--- start of Provided data ---

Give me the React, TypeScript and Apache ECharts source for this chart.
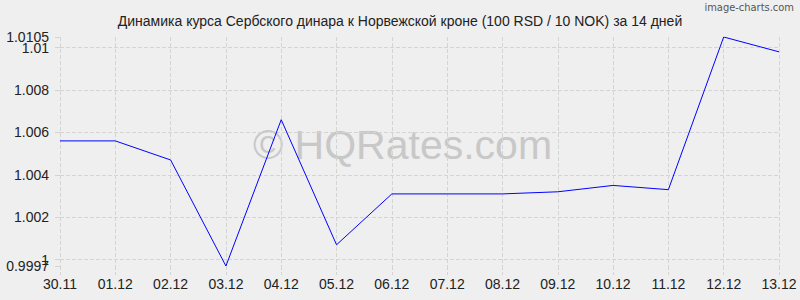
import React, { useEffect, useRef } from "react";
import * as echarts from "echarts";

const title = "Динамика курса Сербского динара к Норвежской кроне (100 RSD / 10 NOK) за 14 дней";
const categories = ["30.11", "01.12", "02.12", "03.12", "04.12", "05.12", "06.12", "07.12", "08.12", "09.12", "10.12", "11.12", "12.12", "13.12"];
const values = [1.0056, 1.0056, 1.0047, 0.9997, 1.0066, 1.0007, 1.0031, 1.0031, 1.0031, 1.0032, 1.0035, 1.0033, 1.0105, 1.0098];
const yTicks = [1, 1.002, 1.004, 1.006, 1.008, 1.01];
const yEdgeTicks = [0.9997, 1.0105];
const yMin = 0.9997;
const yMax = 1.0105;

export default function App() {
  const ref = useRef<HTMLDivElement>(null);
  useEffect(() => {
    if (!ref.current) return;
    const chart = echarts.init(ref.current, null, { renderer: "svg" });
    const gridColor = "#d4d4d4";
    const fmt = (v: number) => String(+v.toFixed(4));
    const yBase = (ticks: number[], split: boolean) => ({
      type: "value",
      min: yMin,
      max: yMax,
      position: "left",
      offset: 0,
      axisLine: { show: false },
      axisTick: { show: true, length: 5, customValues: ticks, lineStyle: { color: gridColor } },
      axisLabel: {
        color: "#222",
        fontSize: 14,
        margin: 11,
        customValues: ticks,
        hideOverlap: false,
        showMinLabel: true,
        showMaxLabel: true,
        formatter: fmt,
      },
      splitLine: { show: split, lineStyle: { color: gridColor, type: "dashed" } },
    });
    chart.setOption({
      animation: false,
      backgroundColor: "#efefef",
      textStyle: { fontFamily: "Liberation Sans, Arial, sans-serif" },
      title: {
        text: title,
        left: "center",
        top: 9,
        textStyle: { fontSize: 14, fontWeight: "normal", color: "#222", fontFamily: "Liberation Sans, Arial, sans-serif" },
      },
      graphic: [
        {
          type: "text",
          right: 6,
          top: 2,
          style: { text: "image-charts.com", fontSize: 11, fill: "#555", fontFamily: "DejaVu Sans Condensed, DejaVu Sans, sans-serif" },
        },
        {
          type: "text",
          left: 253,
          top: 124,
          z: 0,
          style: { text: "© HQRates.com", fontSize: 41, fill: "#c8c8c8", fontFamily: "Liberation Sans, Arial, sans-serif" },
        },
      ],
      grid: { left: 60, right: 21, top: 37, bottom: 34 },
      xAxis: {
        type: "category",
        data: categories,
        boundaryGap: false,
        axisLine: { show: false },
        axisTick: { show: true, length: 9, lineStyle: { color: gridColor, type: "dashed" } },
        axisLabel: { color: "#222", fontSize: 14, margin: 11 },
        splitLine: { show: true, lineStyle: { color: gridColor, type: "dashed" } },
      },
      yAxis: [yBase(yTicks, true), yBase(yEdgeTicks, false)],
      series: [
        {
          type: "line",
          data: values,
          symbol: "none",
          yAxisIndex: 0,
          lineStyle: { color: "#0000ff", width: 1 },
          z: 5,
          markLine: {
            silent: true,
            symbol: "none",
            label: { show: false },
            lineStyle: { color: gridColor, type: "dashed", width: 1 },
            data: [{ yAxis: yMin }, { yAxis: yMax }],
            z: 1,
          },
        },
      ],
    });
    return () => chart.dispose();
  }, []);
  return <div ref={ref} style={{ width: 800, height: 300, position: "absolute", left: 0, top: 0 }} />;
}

--- end of Provided data ---

▶ _What the exercise asks_
Every line above should be returned exactly; the pictures stay out.

▶ _Exercise output_
Give me the React, TypeScript and Apache ECharts source for this chart.
import React, { useEffect, useRef } from "react";
import * as echarts from "echarts";

const title = "Динамика курса Сербского динара к Норвежской кроне (100 RSD / 10 NOK) за 14 дней";
const categories = ["30.11", "01.12", "02.12", "03.12", "04.12", "05.12", "06.12", "07.12", "08.12", "09.12", "10.12", "11.12", "12.12", "13.12"];
const values = [1.0056, 1.0056, 1.0047, 0.9997, 1.0066, 1.0007, 1.0031, 1.0031, 1.0031, 1.0032, 1.0035, 1.0033, 1.0105, 1.0098];
const yTicks = [1, 1.002, 1.004, 1.006, 1.008, 1.01];
const yEdgeTicks = [0.9997, 1.0105];
const yMin = 0.9997;
const yMax = 1.0105;

export default function App() {
  const ref = useRef<HTMLDivElement>(null);
  useEffect(() => {
    if (!ref.current) return;
    const chart = echarts.init(ref.current, null, { renderer: "svg" });
    const gridColor = "#d4d4d4";
    const fmt = (v: number) => String(+v.toFixed(4));
    const yBase = (ticks: number[], split: boolean) => ({
      type: "value",
      min: yMin,
      max: yMax,
      position: "left",
      offset: 0,
      axisLine: { show: false },
      axisTick: { show: true, length: 5, customValues: ticks, lineStyle: { color: gridColor } },
      axisLabel: {
        color: "#222",
        fontSize: 14,
        margin: 11,
        customValues: ticks,
        hideOverlap: false,
        showMinLabel: true,
        showMaxLabel: true,
        formatter: fmt,
      },
      splitLine: { show: split, lineStyle: { color: gridColor, type: "dashed" } },
    });
    chart.setOption({
      animation: false,
      backgroundColor: "#efefef",
      textStyle: { fontFamily: "Liberation Sans, Arial, sans-serif" },
      title: {
        text: title,
        left: "center",
        top: 9,
        textStyle: { fontSize: 14, fontWeight: "normal", color: "#222", fontFamily: "Liberation Sans, Arial, sans-serif" },
      },
      graphic: [
        {
          type: "text",
          right: 6,
          top: 2,
          style: { text: "image-charts.com", fontSize: 11, fill: "#555", fontFamily: "DejaVu Sans Condensed, DejaVu Sans, sans-serif" },
        },
        {
          type: "text",
          left: 253,
          top: 124,
          z: 0,
          style: { text: "© HQRates.com", fontSize: 41, fill: "#c8c8c8", fontFamily: "Liberation Sans, Arial, sans-serif" },
        },
      ],
      grid: { left: 60, right: 21, top: 37, bottom: 34 },
      xAxis: {
        type: "category",
        data: categories,
        boundaryGap: false,
        axisLine: { show: false },
        axisTick: { show: true, length: 9, lineStyle: { color: gridColor, type: "dashed" } },
        axisLabel: { color: "#222", fontSize: 14, margin: 11 },
        splitLine: { show: true, lineStyle: { color: gridColor, type: "dashed" } },
      },
      yAxis: [yBase(yTicks, true), yBase(yEdgeTicks, false)],
      series: [
        {
          type: "line",
          data: values,
          symbol: "none",
          yAxisIndex: 0,
          lineStyle: { color: "#0000ff", width: 1 },
          z: 5,
          markLine: {
            silent: true,
            symbol: "none",
            label: { show: false },
            lineStyle: { color: gridColor, type: "dashed", width: 1 },
            data: [{ yAxis: yMin }, { yAxis: yMax }],
            z: 1,
          },
        },
      ],
    });
    return () => chart.dispose();
  }, []);
  return <div ref={ref} style={{ width: 800, height: 300, position: "absolute", left: 0, top: 0 }} />;
}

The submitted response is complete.